If I look at January, so as of yesterday, we're a little bit better than the guidance for the quarter, but we have some swings. We've had days as low as 175,000 and days as high as 210,000, and a lot of it depends on rig moves and weather and all this kind of stuff.
But I feel pretty good about where we are looking forward. I think Kikeh, which was one of the main issues we had to manage last year, is in a much different situation now than it was.
And now, we have rigs on location, working. We have the sand/fines issue, I believe, behind us.
And so I see Kikeh being in near 80,000 gross a year, and it'll have some ups and downs. The gas component, as I mentioned earlier, if we slow down our spend significantly this year, it won't really have much impact on production, 3,000 barrels a day if we cut about $160 million of spend in that program.
So it won't have that much. That is in the 200,000, and so we'll have to look to get that from somewhere else.
In terms of Azurite, Azurite only has 3,000 -- a little over 3,000 barrels a day in that number, and it's still producing. That's -- the issue with Azurite was the write-down of the barrels that wasn't in the production.
And we've known what the production curve of Azurite was looking like, and so we've already got that factored into this 200,000 number. So Azurite is not a factor, Paul, in what I see.

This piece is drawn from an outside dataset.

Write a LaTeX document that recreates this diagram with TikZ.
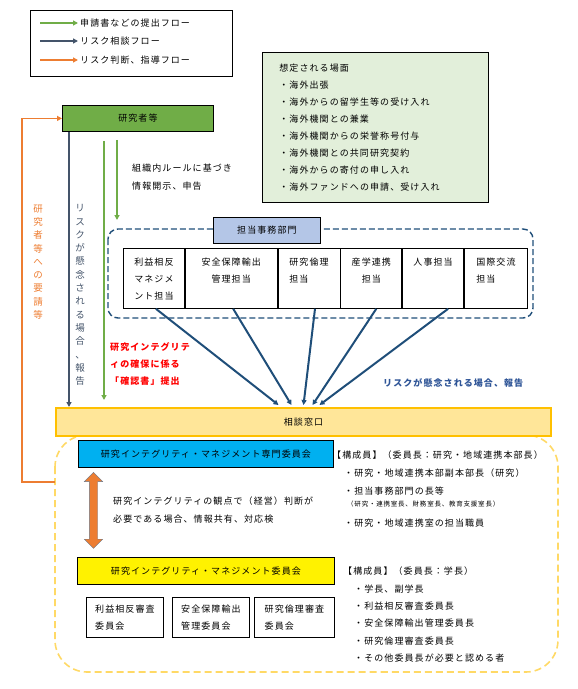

Paul Sankey - Deutsche Bank AG, Research Division
That's very clear, David. I was wondering, what's the price of gas required for reinvestment at Tupper and other places in the U.S.
in your portfolio?
David M. Wood
Well, for us it's really just Tupper. It's the only dry gas place that we're actively working here, and something in a $2.60 range is probably what you'd want to see at the plant.

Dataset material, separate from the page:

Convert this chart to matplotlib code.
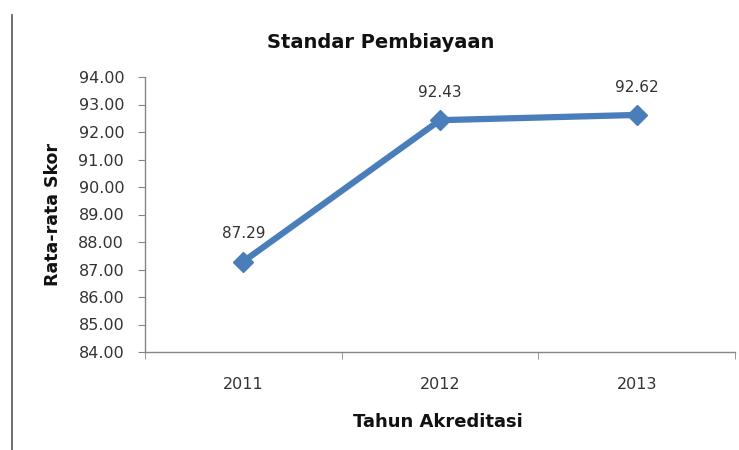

Paul Sankey - Deutsche Bank AG, Research Division
So what would that be on the screen, then, at the NYMEX or the Henry Hub, I should say?
David M. Wood
Well, AECO price would be about $2.90.
Paul Sankey - Deutsche Bank AG, Research Division
Okay. And at that point, it would be economic to pursue growth.
David M. Wood
Then you get into the discussion of, what the heck are you doing that for when you got all these other good places to spend money? And so my simple answer is I've got a lot of better places to spend money than chase $2.90 gas.
Paul Sankey - Deutsche Bank AG, Research Division
Okay. So it's also a function, obviously, of the oil-gas ratio.
David M. Wood
Yes. And...
Paul Sankey - Deutsche Bank AG, Research Division
It's just a big -- it's obviously just a big question. I'm sorry to interrupt.
It's just a big question for us in terms of where -- how we rationalize the U.S. gas market and the kind of price below which we begin to see significant step-downs.
But it sounds like your number would be a lot higher than $2.90. I mean, you wouldn't consider reinvesting there.
I don't know. What's the number?
It must be much higher than $2.90.
David M. Wood
Yes. The number I was giving you was just kind of the base number.
And so when you have opportunity, for instance, in areas of the Eagle Ford that are -- have a little bit of gas component, your overall economics are determined more by your liquids piece than they are by gas. And I think that's the overall problem, if you will, in gas supply in North America is associated gas.
The problem with Tupper is it's dry gas.
Operator
And that will conclude our question-and-answer session for today. I would now like to turn the call back over to Mr.
David Wood for any additional or closing remarks.
David M. Wood
Operator, thanks a lot. I appreciate everybody dialing in and look forward to the next quarterly call.
Thanks, everyone.
Operator
Thank you. That does conclude today's teleconference.
We do thank you all for your participation.